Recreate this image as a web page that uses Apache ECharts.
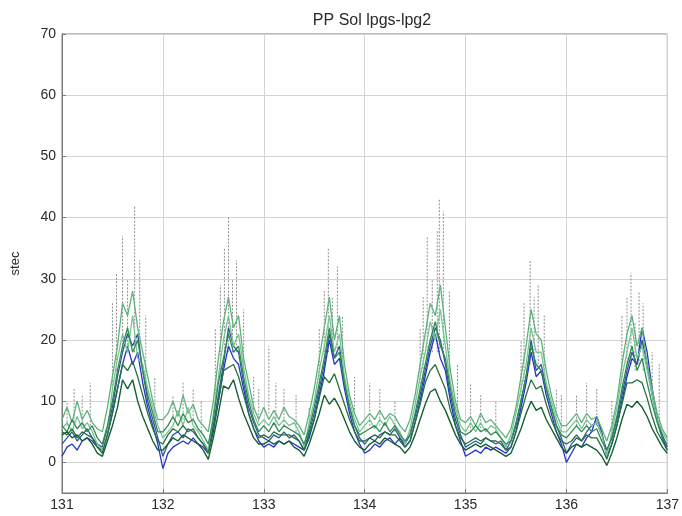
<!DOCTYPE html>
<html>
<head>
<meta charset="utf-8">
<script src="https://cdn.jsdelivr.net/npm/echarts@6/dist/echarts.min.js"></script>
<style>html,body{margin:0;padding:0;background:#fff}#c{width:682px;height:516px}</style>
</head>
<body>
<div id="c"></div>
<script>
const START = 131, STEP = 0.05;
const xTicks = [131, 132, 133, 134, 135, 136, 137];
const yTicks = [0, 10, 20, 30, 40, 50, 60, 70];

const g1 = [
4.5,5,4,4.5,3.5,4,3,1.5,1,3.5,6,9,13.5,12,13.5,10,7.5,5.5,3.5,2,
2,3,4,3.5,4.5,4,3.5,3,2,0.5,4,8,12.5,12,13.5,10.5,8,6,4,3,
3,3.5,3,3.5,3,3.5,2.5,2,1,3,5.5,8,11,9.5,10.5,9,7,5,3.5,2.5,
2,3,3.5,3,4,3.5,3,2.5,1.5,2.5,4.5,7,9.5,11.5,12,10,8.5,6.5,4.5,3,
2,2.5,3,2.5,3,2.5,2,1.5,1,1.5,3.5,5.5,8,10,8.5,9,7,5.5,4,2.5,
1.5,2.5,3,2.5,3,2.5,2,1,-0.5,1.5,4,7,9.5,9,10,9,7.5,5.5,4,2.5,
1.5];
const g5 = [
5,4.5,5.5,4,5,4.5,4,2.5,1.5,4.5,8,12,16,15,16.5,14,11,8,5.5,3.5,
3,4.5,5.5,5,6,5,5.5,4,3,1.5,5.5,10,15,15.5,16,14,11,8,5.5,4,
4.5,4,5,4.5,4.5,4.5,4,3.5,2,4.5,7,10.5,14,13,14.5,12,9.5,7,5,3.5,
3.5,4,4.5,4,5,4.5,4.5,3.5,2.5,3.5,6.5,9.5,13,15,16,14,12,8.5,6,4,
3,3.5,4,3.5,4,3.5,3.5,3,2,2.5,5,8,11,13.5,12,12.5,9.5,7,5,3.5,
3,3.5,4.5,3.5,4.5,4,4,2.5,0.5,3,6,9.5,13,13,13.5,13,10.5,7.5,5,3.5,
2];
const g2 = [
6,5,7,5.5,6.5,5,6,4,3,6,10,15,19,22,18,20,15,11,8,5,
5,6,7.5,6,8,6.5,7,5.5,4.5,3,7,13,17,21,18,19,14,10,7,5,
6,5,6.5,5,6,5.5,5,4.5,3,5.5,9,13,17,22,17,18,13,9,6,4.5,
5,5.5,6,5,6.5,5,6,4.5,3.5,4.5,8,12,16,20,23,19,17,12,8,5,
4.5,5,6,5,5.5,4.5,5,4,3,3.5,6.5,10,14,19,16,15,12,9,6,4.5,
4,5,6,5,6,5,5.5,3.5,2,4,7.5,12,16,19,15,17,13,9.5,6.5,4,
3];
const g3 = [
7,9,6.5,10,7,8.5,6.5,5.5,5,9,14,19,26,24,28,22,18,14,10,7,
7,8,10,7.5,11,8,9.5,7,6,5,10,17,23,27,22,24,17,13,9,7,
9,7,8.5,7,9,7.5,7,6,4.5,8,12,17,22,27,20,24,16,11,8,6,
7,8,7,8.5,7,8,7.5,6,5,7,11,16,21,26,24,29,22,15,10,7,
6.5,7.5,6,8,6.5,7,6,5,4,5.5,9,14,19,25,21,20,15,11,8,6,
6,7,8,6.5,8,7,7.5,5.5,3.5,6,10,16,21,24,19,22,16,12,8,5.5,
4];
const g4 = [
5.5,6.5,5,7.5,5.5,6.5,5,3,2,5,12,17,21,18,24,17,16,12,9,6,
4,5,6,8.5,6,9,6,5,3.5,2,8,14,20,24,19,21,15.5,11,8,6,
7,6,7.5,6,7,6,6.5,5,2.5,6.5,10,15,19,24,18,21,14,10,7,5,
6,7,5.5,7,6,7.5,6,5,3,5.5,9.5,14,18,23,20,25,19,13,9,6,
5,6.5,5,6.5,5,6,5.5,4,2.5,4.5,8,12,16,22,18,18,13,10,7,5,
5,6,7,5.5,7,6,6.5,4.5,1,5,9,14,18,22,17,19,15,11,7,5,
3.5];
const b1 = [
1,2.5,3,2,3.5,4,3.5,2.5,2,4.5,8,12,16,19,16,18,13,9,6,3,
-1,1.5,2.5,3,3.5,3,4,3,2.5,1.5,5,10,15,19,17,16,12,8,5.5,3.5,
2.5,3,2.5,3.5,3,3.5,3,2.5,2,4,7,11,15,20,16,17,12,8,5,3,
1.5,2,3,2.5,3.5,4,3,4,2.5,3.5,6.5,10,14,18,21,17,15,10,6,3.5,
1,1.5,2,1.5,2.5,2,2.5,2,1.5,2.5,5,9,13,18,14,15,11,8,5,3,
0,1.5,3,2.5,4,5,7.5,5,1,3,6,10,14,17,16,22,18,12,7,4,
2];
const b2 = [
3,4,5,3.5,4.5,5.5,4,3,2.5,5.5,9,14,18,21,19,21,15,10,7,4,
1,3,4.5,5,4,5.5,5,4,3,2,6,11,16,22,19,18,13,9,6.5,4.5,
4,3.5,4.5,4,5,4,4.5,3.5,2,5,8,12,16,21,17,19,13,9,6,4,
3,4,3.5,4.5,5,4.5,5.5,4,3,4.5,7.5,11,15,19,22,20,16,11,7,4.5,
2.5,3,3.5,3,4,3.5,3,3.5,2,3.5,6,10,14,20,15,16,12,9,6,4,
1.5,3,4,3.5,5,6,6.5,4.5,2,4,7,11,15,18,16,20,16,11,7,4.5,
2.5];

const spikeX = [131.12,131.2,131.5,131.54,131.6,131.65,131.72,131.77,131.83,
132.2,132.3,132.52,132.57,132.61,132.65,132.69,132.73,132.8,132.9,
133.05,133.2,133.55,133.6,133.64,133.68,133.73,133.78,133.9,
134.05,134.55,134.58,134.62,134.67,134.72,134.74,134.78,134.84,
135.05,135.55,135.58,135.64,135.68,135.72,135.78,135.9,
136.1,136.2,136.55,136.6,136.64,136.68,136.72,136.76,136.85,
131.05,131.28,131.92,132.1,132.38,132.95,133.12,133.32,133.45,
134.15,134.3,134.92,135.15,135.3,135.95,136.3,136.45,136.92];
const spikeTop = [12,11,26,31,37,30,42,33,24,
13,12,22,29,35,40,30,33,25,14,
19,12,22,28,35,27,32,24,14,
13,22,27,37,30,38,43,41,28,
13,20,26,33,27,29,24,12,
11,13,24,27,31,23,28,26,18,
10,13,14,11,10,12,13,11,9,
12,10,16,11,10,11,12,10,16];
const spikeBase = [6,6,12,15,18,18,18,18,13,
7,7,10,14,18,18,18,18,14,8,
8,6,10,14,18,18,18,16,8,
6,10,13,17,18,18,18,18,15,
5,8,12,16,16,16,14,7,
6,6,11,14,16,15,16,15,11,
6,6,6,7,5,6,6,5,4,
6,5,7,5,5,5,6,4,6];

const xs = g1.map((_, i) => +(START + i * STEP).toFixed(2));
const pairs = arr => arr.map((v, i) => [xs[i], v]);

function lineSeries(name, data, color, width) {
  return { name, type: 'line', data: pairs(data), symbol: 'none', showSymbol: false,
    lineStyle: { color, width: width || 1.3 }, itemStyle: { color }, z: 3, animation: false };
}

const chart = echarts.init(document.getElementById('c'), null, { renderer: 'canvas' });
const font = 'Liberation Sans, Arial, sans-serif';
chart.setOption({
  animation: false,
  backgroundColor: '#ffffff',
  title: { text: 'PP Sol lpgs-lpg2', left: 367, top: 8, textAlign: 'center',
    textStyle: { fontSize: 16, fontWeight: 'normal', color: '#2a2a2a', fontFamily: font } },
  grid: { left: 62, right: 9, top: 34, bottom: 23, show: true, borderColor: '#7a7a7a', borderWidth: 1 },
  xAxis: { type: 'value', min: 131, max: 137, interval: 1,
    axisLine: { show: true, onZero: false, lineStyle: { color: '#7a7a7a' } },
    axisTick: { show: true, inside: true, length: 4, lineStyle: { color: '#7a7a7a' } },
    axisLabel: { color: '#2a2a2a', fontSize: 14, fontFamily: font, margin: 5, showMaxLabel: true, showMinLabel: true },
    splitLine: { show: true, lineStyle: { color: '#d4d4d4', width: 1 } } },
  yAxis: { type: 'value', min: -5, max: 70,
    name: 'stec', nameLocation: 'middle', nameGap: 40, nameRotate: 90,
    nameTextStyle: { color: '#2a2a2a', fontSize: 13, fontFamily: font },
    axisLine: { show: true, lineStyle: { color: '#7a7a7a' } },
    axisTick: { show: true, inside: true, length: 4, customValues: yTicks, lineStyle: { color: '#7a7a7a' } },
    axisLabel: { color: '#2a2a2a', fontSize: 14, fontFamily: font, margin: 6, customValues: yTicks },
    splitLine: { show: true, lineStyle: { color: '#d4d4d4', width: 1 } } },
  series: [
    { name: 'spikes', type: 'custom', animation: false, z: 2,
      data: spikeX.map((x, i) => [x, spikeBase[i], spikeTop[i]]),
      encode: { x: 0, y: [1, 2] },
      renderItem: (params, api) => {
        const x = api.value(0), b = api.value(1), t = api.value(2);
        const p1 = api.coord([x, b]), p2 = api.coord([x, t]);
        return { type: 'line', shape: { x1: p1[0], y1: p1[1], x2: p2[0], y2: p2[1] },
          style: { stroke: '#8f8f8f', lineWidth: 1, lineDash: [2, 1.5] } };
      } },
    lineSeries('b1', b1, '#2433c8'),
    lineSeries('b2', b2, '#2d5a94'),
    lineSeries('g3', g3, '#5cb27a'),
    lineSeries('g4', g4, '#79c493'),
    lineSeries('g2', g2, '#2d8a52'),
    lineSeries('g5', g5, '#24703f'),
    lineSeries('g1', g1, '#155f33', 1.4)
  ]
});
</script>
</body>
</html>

**Exercise:** Write out exactly the lines between the start of the data and the line with "const yTicks = [0, 10, 20, 30, 40, 50, 60, 70];", including both, but none of the pictures.

**Answer for this exercise:**
Recreate this image as a web page that uses Apache ECharts.
<!DOCTYPE html>
<html>
<head>
<meta charset="utf-8">
<script src="https://cdn.jsdelivr.net/npm/echarts@6/dist/echarts.min.js"></script>
<style>html,body{margin:0;padding:0;background:#fff}#c{width:682px;height:516px}</style>
</head>
<body>
<div id="c"></div>
<script>
const START = 131, STEP = 0.05;
const xTicks = [131, 132, 133, 134, 135, 136, 137];
const yTicks = [0, 10, 20, 30, 40, 50, 60, 70];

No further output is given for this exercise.